HUNTERSVILLE – Hopewell High School had the third highest percentage increase in graduation rate in Charlotte Mecklenburg Schools for the 2012-13 school year.
Across the district, 81 percent of students graduated within four years. That’s an increase of 4.6 percentage points from the previous year and 14.9 percentage points in 2008-09, Superintendent Heath Morrison announced Aug. 7 at Hopewell.
For its first year under the leadership of Principal Mike Jones, Hopewell’s graduation rate increased from 78.7 percent in 2012 to 86.5 percent in 2013.

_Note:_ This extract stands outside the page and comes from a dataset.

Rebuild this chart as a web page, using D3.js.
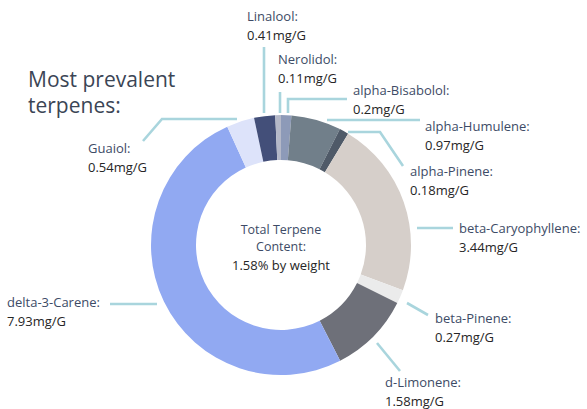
<!DOCTYPE html>
<html>
<head>
<meta charset="utf-8">
<script src="https://cdn.jsdelivr.net/npm/d3@7"></script>
<style>
  html, body { margin: 0; padding: 0; background: #ffffff; }
  svg { display: block; }
  text { font-family: "Open Sans", "Noto Sans", sans-serif; }
</style>
</head>
<body>
<svg id="chart" width="587" height="409"></svg>
<script>
// ---- data ----
const terpenes = ["alpha-Bisabolol", "alpha-Humulene", "alpha-Pinene", "beta-Caryophyllene",
  "beta-Pinene", "d-Limonene", "delta-3-Carene", "Guaiol", "Linalool", "Nerolidol"];
const amounts = [0.2, 0.97, 0.18, 3.44, 0.27, 1.58, 7.93, 0.54, 0.41, 0.11];
const valueLabels = ["0.2mg/G", "0.97mg/G", "0.18mg/G", "3.44mg/G", "0.27mg/G",
  "1.58mg/G", "7.93mg/G", "0.54mg/G", "0.41mg/G", "0.11mg/G"];
const sliceColors = ["#8d9ab8", "#717f8a", "#4f5a68", "#d6cfca", "#ebebeb",
  "#6e7079", "#91a9f2", "#dde3fa", "#434f79", "#b4b8c8"];
const titleLines = ["Most prevalent", "terpenes:"];
const centerLines = ["Total Terpene", "Content:", "1.58% by weight"];

// ---- layout (annotation placement) ----
const labelPos = {
  "Linalool":           {x: 247, y: 21,  line: [[264, 47], [264, 113]]},
  "Nerolidol":          {x: 278, y: 64,  line: [[280, 92], [280, 113]]},
  "alpha-Bisabolol":    {x: 353, y: 95,  line: [[347, 99], [288, 99], [288, 113]]},
  "alpha-Humulene":     {x: 425, y: 131, line: [[420, 120], [327, 120]]},
  "alpha-Pinene":       {x: 410, y: 176, line: [[348, 132], [380, 132], [403, 166]]},
  "beta-Caryophyllene": {x: 459, y: 233, line: [[417, 228], [453, 228]]},
  "beta-Pinene":        {x: 435, y: 323, line: [[407, 303], [428, 315]]},
  "d-Limonene":         {x: 385, y: 387, line: [[377, 343], [400, 371]]},
  "delta-3-Carene":     {x: 7,   y: 307, line: [[110, 304], [157, 304]]},
  "Guaiol":             {x: 88,  y: 153, line: [[143, 141], [162, 119], [237, 119]]}
};

const svg = d3.select("#chart");
const cx = 281, cy = 245, rOuter = 130, rInner = 85;

const pie = d3.pie().sort(null).value(d => d.value).startAngle(0).endAngle(2 * Math.PI);
const data = terpenes.map((name, i) => ({name, value: amounts[i], label: valueLabels[i], color: sliceColors[i]}));
const arcs = pie(data);
const arc = d3.arc().innerRadius(rInner).outerRadius(rOuter);

// leader lines
const lineGen = d3.line();
svg.append("g").selectAll("path.leader").data(data).join("path")
  .attr("class", "leader")
  .attr("d", d => lineGen(labelPos[d.name].line))
  .attr("fill", "none")
  .attr("stroke", "#a9d5dd")
  .attr("stroke-width", 2.6);

// donut
svg.append("g").attr("transform", `translate(${cx},${cy})`)
  .selectAll("path").data(arcs).join("path")
  .attr("d", arc)
  .attr("fill", d => d.data.color);

// labels
const lg = svg.append("g");
data.forEach(d => {
  const p = labelPos[d.name];
  lg.append("text").attr("x", p.x).attr("y", p.y)
    .attr("font-size", 13).attr("fill", "#3d4b66").text(d.name + ":");
  lg.append("text").attr("x", p.x).attr("y", p.y + 19)
    .attr("font-size", 13).attr("font-weight", 500).attr("fill", "#262626").text(d.label);
});

// title
svg.append("g").selectAll("text").data(titleLines).join("text")
  .attr("x", 28).attr("y", (d, i) => 87 + i * 26)
  .attr("font-size", 21).attr("font-weight", 500).attr("fill", "#3b4555").text(d => d);

// center text
svg.append("g").selectAll("text").data(centerLines).join("text")
  .attr("x", cx).attr("y", (d, i) => 234 + i * 17 + (i === 2 ? 2 : 0))
  .attr("text-anchor", "middle")
  .attr("font-size", (d, i) => i === 2 ? 13 : 12.5)
  .attr("font-weight", (d, i) => i === 2 ? 500 : 400)
  .attr("fill", (d, i) => i === 2 ? "#262626" : "#3d4b66")
  .text(d => d);
</script>
</body>
</html>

“It’s my personal passion and mission to graduate every Titan as career-ready, college-ready globally-productive citizens. So I think the first order of business when I took the seat last July was to make sure we were clear on why we’re here,” Jones said. “The ultimate goal for every high school student is graduation.”
Once that mission was set, Jones said it was told to all of the school’s community stakeholders. The school developed a school improvement plan, which included credit-recovery options, student tutors, effective teachers in every classroom, supportive administration and community involvement.
Hopewell High’s success could be traced to the intentionality of Jones and his staff, said Rhonda Lennon, CMS School Board Member for District 1.
School counselors would review transcripts, identify students at-risk of not graduating and provide them with additional support and resources to finish high school on time.
“When a student knows that they are accountable to somebody who is watching what they’re doing and following what they’re doing, I think that they’re responsive to that,” Lennon said.
That intentionality was affectionately referred to as “harassment” by West Mecklenburg High Principal Eric Ward to describe the way his school’s staff was persistent with at-risk students. West Mecklenburg had a graduation rate of 77.4 percent, an increase of 9.8 percentage points.
West Charlotte High saw the largest increase at 15 percent, from 56.1 to 71.1 percent. Assistant Principal Timisha Barnes-Jones attributed the success to developing an atmosphere where “failure was not an option.”
The district also narrowed its graduation gap to that of the state’s, which was 82.5 percent this year.
CMS also saw graduation rate increases for all of its student subpopulations except for Limited English Proficient, which stayed at 46.1 percent. Exceptional Children saw largest gain, increasing from 44.8 percent to 53.5 percent.
“I am so proud of our school district today,” Morrison said Aug. 7, explaining that increased graduation rates are not the success of just high schools but also middle schools, elementary schools and pre-kindergarten programs. “Everyone owns graduation rates. Our community owns it.”
Though the increase is considered a success, the work of the district is not done, Morrison added.
“I can message it five ways from Sunday, but what I always come back to is if we’re going to be about every child, everyday for a better tomorrow – 81 percent, that’s still 19 percent of our students who aren’t graduating,” Morrison said. “We’re still not satisfied at 81 percent. We will continue to look at each school, every program, every initiative to increase that rate, not because we need the district accolades or the school accolades but because we are about every child, everyday for a better tomorrow.”
North Mecklenburg High reported an 88 percent graduation rate, an increase of 7.5 percentage points.
Hough High’s rate decreased from 97.1 to 92.2 percent. It was one of the district’s seven schools to report a decrease in graduation rate.